Since 2007, Woods has been collaborating with London-based designer Sebastian Wrong to create furniture that combines his cartoon-like aesthetic with utility. Their output includes 'Bricks & Mortar' (2009)—a series of sofas and chairs upholstered in Woods' red brick texture—and multi-coloured chairs covered in his logo patterns such as the Studio Chair (2011) and Logo Chair (2013). In 2012, the duo—also known as 'Wrongwoods'—offered an alternative to a conventional one-piece table with their 'Bent wood table', which consists of flat-surface plywood tyres stacked in a pile. Each piece was created using the steaming process, a traditional woodworking method that manipulates long planks to bend by steaming them.
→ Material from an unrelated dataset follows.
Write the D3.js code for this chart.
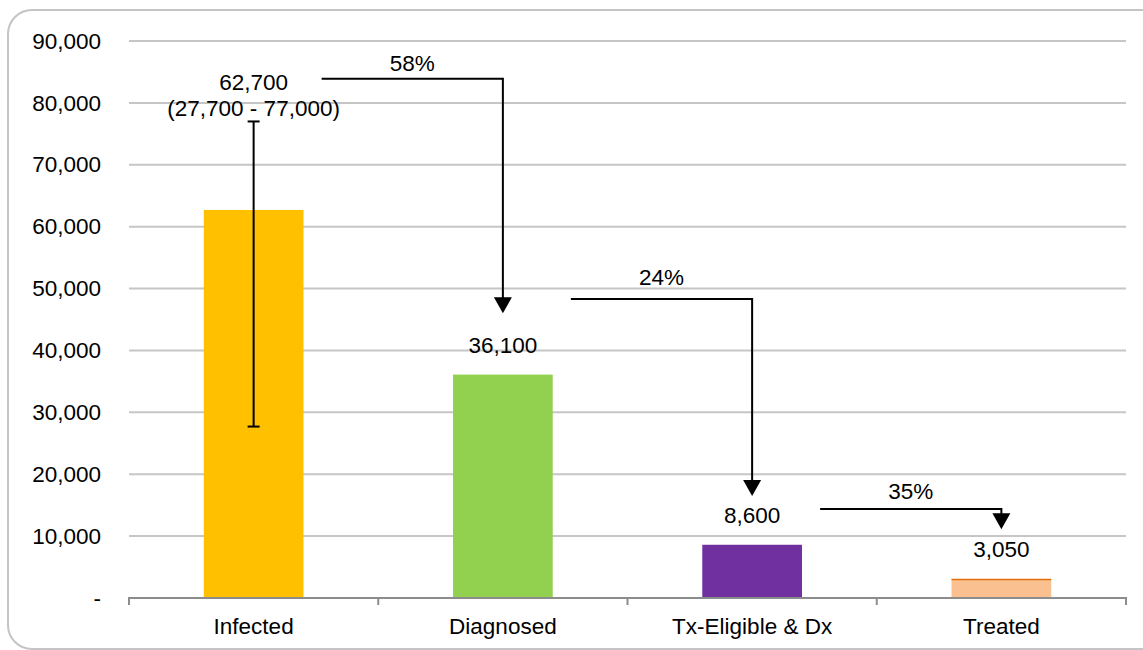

Woods graduated from the Slade School of Fine Art in 1990. He has exhibited in Frieze Sculpture, London (2018, 2013); Folkestone Triennial (2017); Saatchi Gallery, London (2014); Victoria and Albert Museum, London (2009); Liverpool Biennial (2008); Royal Academy of Arts, London (2002); the Henry Moore Foundation Contemporary Projects; and the 50th Venice Biennale (2003) among others. WoodBlock House—the artist's studio and residence in London that features his trademark wood grain motifs and colourful palette—was completed in 2014 by de Rijke Marsh Morgan Architects (dRMM).